The immediate aftermath of the decapitation can be seen on a small hydria – water jar – in the British Museum, attributed to the Pan Painter.23 Athene, Perseus and Medusa are again all present, and this scene is filled with movement. To the left, Perseus is creeping away from the body of Medusa. His right leg is stretched out in front of him; his left leg is poised to follow it, heel already lifted from the ground. He is wearing calf-length boots which flare away from his ankles like wings, and the winged helmet. In his left hand is the curved blade of his harpe – a sickle-shaped sword. His right arm is outstretched, palm upwards: is it for balance? Or is he triumphant? On the right-hand side, Athene is hastening after Perseus. Her sheer dress has a polka-dot pattern, we can see her left leg through the fabric as she runs. She is holding her skirt up in her left hand, for ease of movement, and she carries her spear on her right shoulder.
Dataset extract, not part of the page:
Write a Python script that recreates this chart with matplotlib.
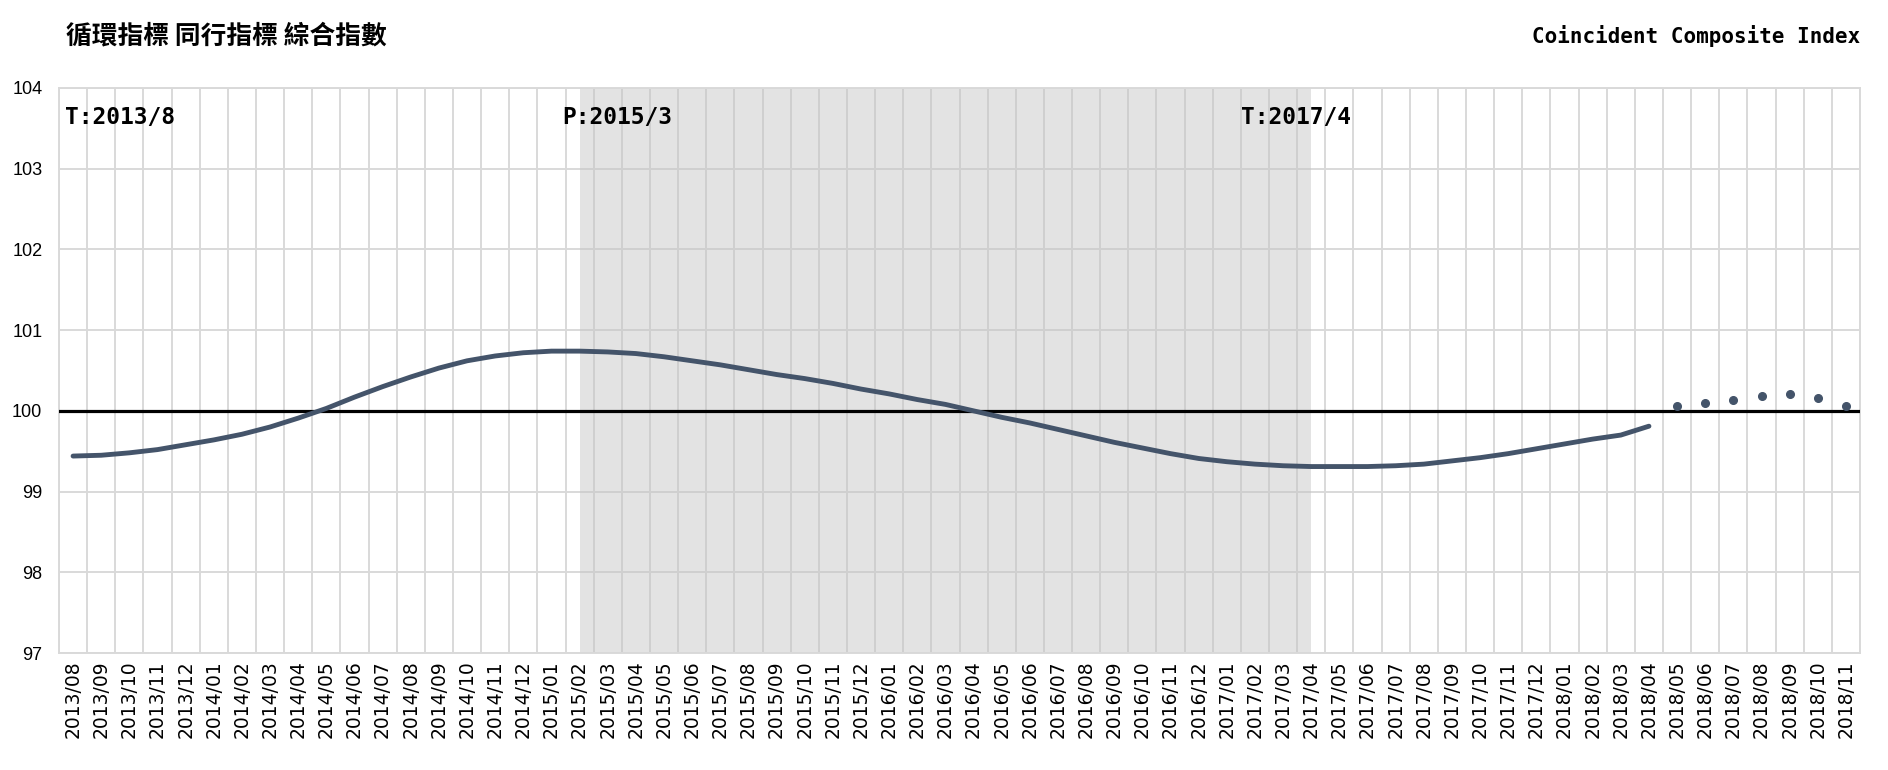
import numpy as np
import pandas as pd
import matplotlib
matplotlib.use("Agg")
import matplotlib.pyplot as plt

# 月份（2013/08 - 2018/11）
months = [p.strftime("%Y/%m") for p in pd.period_range("2013-08", "2018-11", freq="M")]

# 同行指標 綜合指數（實績）2013/08 - 2018/04
actual = [
    99.44, 99.45, 99.48, 99.52, 99.58, 99.64, 99.71, 99.80, 99.91, 100.03,
    100.17, 100.30, 100.42, 100.53, 100.62, 100.68, 100.72, 100.74, 100.74, 100.73,
    100.71, 100.67, 100.62, 100.57, 100.51, 100.45, 100.40, 100.34, 100.27, 100.21,
    100.14, 100.08, 100.00, 99.92, 99.85, 99.77, 99.69, 99.61, 99.54, 99.47,
    99.41, 99.37, 99.34, 99.32, 99.31, 99.31, 99.31, 99.32, 99.34, 99.38,
    99.42, 99.47, 99.53, 99.59, 99.65, 99.70, 99.81,
]
# 預測值 2018/05 - 2018/11
forecast = [100.06, 100.10, 100.14, 100.19, 100.21, 100.16, 100.06]

# 景氣轉折點
turning_labels = ["T:2013/8", "P:2015/3", "T:2017/4"]
turning_text_x = [-0.3, 17.4, 41.5]
shade_start, shade_end = "2015/02", "2017/04"

y_ticks = [97, 98, 99, 100, 101, 102, 103, 104]

line_color = "#44546a"
grid_color = "#d9d9d9"

fig = plt.figure(figsize=(18.88, 7.70), dpi=100)
ax = fig.add_axes([59 / 1888, 1 - 653 / 770, 1801 / 1888, 565 / 770])

x = np.arange(len(months))
n_act = len(actual)

ax.set_axisbelow(True)
ax.set_xlim(-0.5, len(months) - 0.5)
ax.set_ylim(97, 104)

# grid: vertical lines between categories, horizontal at each integer
ax.set_xticks(x)
ax.set_xticks(np.arange(-0.5, len(months), 1.0), minor=True)
ax.set_yticks(y_ticks)
ax.grid(True, which="minor", axis="x", color=grid_color, lw=1.4)
ax.grid(True, which="major", axis="y", color=grid_color, lw=1.4)
ax.tick_params(axis="both", which="both", length=0)
for s in ax.spines.values():
    s.set_color(grid_color)
    s.set_linewidth(1.4)

# recession shading
ax.axvspan(months.index(shade_start), months.index(shade_end),
           color="#c3c3c3", alpha=0.45, lw=0, zorder=1)

ax.axhline(100, color="black", lw=2.3, zorder=3)

ax.plot(x[:n_act], actual, color=line_color, lw=3.5, zorder=4,
        solid_capstyle="round")
ax.plot(x[n_act:], forecast, "o", color=line_color, ms=5.5, zorder=4)

ax.set_xticklabels(months, rotation=90, fontsize=13.5, family="DejaVu Sans")
ax.set_yticklabels([str(v) for v in y_ticks], fontsize=13,
                   family=["Liberation Sans", "DejaVu Sans"])
ax.tick_params(axis="x", pad=5)
ax.tick_params(axis="y", pad=12)

for lbl, tx in zip(turning_labels, turning_text_x):
    ax.text(tx, 103.64, lbl, ha="left", va="center", fontsize=16.5,
            fontweight="bold", family="DejaVu Sans Mono", zorder=5)

fig.text(66 / 1888, 0.953, "循環指標 同行指標 綜合指數", ha="left", va="center",
         fontsize=18.5, fontweight="bold", family=["Noto Sans CJK TC", "DejaVu Sans"])
fig.text(1860 / 1888, 0.953, "Coincident Composite Index", ha="right", va="center",
         fontsize=15, fontweight="bold", family="DejaVu Sans Mono")

fig.savefig("out.png", dpi=100, facecolor="white")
Perseus is looking behind him, but not at Athene. Instead he looks down, at the body of Medusa which fills the centre of the scene. Over Perseus’ left shoulder hangs the kibisis, into which Medusa’s head has been roughly stuffed. We can still see her eyes over the top of it, but they are closed. Her hair is also visible, in neat waves pinned under a hairband. Again, this is not the face of a monster, it is the head of a woman. Her body is remarkable: she half-lies, half-kneels on her right hip, legs curving behind her at the knee. She’s wearing a short chiton – dress – with little sleeves which drape from her shoulders. Her arms are stretched out, her fingers are long and elegant, pressing lightly into the ground, still supporting her weight. Her pale wings flutter behind her. Blood flows from her neck down the front of her dress.